La subtilité de l’ouverture n’a d’égale que la pathétique mise en place de la ville coréenne abandonnée. Patchwork de stéréotypes propres au genre, entre la bande de soldats déchus sans morale qui s’amuse en envoyant les plus faibles lutter dans des arènes, et la famille recomposée débrouillarde qui survit avec facilité dans ce nouveau monde. À cet instant, et dans la manière de nous les introduire, la mise en scène et l’écriture de personnages font mouche : les jeunes filles gouailleuses survivantes montrées comme des héroïnes modernes aux tactiques originales pour éloigner ou affronter les zombies. On sourit, mais on déchante rapidement, tant les clichés prennent le pas, et qu’on se retrouve dans un simple récit de très gentils contre très méchants.
Une rédemption au rabais
La quête de la rédemption sous-tend Peninsula, celle de Jung-seok qui laisse sur le bas côté de la route une famille qui se trouve être celle qu’il va rencontrer quatre ans après lors de sa mission. Ce thème est une balle dans le pied pour le récit qui délivre à l’occasion un scénario prévisible et mal écrit – rappelant de mauvais épisodes de The Walking-Dead -. La rédemption existe dans une conclusion désastreuse qui joue sur des situations rocambolesques. C’est précisément à ce moment que l’on commence à se demander si Peninsula est un nanar. Le réalisateur peine à jouer avec le bac à sable qui lui est proposé, par un sens du montage totalement inexistant, ainsi que des courses poursuites et fusillades illisibles. Les effets numériques sont également datés, avec des airs de jeux PS2 nous rappelant la catastrophe qu’a été Cats.

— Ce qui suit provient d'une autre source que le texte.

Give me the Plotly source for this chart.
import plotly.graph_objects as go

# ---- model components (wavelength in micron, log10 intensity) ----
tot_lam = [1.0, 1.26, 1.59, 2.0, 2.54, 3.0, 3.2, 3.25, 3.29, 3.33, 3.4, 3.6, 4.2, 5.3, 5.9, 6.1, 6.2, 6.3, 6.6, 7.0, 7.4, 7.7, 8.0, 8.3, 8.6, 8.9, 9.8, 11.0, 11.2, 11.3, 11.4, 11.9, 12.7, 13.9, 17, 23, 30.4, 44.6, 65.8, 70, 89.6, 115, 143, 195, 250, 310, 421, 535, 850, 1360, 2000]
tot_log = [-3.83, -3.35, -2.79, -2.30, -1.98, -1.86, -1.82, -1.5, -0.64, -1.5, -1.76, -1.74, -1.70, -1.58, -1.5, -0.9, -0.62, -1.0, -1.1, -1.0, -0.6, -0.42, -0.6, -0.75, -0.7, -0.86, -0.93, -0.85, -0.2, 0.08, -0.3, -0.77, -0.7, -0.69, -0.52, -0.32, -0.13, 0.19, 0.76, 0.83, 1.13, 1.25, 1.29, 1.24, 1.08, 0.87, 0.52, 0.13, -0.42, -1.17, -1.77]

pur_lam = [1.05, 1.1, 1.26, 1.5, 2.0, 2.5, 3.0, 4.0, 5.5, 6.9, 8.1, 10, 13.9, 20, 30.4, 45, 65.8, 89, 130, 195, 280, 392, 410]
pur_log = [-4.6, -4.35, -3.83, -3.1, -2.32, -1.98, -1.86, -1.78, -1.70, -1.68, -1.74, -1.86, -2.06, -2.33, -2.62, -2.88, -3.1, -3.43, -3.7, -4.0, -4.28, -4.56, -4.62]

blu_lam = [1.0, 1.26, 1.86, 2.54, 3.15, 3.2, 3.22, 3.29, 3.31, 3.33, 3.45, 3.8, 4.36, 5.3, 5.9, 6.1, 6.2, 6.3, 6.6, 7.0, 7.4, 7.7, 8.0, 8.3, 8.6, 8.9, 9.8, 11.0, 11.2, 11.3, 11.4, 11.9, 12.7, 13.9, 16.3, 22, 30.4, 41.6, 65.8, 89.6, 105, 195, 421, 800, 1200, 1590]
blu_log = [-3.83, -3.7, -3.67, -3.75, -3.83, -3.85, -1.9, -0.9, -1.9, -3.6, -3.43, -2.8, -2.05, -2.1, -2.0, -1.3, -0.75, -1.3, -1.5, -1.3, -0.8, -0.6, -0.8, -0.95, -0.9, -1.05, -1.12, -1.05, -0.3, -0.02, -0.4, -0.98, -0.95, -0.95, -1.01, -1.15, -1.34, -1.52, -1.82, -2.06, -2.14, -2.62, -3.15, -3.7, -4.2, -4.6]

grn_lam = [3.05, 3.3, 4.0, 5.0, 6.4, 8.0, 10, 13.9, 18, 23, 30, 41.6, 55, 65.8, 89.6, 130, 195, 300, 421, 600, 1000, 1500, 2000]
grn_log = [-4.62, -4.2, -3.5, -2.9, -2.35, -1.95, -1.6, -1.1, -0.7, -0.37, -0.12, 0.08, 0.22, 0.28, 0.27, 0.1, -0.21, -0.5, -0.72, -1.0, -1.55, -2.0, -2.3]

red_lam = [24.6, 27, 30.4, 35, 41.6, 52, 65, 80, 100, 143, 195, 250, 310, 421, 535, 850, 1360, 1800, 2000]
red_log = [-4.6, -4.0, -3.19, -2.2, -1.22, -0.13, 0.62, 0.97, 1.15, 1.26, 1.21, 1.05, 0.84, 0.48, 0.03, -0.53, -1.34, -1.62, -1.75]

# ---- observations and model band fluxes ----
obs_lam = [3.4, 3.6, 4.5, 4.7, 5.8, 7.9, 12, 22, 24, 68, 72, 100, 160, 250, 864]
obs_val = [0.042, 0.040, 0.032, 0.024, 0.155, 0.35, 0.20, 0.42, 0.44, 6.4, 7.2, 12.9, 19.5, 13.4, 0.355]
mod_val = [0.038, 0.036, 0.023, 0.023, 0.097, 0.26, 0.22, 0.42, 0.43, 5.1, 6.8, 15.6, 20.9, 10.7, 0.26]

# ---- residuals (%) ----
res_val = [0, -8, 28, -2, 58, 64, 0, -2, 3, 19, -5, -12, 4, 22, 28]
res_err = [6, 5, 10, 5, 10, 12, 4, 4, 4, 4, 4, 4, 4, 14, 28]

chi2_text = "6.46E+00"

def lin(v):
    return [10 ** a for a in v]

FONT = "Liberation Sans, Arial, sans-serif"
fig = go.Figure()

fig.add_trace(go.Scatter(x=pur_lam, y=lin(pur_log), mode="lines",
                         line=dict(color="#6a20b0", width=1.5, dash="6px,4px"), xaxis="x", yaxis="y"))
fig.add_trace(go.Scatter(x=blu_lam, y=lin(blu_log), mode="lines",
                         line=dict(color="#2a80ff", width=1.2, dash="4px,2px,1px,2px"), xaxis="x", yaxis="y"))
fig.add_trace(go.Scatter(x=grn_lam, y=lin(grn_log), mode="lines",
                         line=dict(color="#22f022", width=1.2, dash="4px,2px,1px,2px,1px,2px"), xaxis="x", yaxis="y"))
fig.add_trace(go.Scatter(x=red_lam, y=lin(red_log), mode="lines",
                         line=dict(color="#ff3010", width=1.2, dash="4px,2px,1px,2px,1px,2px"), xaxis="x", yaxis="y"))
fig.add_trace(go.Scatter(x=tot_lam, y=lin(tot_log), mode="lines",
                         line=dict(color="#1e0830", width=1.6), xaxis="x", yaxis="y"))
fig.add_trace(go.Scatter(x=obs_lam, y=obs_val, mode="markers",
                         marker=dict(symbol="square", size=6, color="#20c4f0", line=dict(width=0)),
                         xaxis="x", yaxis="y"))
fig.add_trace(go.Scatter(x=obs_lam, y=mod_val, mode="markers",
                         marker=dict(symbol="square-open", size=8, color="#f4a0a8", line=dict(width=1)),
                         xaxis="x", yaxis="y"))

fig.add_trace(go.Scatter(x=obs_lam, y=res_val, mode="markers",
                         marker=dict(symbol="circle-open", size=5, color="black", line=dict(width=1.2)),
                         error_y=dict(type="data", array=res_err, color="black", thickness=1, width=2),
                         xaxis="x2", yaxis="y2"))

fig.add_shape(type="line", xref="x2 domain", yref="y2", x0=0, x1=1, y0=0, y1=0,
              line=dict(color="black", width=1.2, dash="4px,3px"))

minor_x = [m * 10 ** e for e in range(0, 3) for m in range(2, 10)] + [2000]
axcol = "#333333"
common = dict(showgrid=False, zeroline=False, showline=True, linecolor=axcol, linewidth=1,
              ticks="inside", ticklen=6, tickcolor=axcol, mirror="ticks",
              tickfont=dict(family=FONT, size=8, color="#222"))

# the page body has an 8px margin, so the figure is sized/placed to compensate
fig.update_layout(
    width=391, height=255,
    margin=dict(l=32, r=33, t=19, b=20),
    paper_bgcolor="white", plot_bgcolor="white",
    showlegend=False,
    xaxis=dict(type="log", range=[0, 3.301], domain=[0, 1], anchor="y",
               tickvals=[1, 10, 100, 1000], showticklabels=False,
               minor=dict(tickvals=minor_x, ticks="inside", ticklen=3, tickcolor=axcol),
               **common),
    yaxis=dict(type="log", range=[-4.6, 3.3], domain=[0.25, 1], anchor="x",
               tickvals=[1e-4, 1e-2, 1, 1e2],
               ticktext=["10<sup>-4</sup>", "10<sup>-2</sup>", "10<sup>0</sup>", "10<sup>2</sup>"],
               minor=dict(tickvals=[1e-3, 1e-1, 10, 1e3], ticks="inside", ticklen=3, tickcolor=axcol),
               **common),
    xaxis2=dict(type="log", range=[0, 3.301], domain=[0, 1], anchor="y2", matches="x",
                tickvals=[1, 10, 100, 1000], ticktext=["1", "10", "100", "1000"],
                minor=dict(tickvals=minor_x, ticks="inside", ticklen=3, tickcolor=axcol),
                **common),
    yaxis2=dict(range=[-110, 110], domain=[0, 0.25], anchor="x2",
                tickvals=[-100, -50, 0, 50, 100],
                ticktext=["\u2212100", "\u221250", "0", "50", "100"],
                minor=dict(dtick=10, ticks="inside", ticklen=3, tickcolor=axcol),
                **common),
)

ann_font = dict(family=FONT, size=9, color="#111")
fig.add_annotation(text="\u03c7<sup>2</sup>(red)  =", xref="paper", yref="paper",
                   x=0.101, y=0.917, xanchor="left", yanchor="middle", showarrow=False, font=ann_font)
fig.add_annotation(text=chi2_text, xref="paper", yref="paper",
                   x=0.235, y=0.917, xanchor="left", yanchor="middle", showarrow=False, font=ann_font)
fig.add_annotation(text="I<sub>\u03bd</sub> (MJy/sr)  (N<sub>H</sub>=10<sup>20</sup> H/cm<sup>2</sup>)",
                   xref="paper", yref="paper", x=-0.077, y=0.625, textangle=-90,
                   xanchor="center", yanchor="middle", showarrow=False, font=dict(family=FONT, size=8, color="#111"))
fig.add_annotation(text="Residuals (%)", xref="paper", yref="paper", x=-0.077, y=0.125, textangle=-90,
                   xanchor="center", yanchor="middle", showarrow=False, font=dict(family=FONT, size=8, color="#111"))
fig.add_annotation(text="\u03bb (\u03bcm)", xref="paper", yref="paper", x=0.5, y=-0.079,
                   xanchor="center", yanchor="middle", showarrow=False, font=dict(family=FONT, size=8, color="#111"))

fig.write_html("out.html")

Le réalisateur est totalement dépassé par l’attente engendrée par Dernier train pour Busan. Cette attention particulière de la part du public a donné une envie de démesure très vite limitée par ses moyens et par une écriture digne d’un Soap Opera.
Les mots de Thierry : À vouloir se la jouer 28 Jours Plus Tard, décrire un monde qui n’a plus la surprise de l’arrivée de l’épidémie – idée brillante du film -, Peninsula se retrouve dépassé par ses ambitions et contraint à mimer un épisode de Resident Evil où tout s’accorde pour maintenir la médiocrité. Après ces cinématiques ridicules où l’on tente de vain d’attraper sa manette pour sauver ces pauvres protagonistes qui peinent à avancer – et ont le cul bordé de nouilles vu comment ils se sortent de toute situation -, on s’égare à fantasmer une Milla Jovovich qui, à défaut d’avoir été charcuté par un monteur épileptique sept épisodes durant, a un minimum de charisme.
Les mots de Margaux : S’il y a bien une grosse déception en cette fin d’année c’est bien Peninsula. Quel fossé comparé à Dernier train pour Busan. Le problème ne réside pas dans la qualité moindre de cet énième film de zombie mais de savoir que cela vient d’un réalisateur qui avait déjà fait ses preuves, quelle déchéance. Visuellement atroce, un scénario qui tient sur un post-it avec un plot twist digne des meilleures telenovelas, Peninsula n’a d’intérêt que les rires qu’il nous provoque (et encore).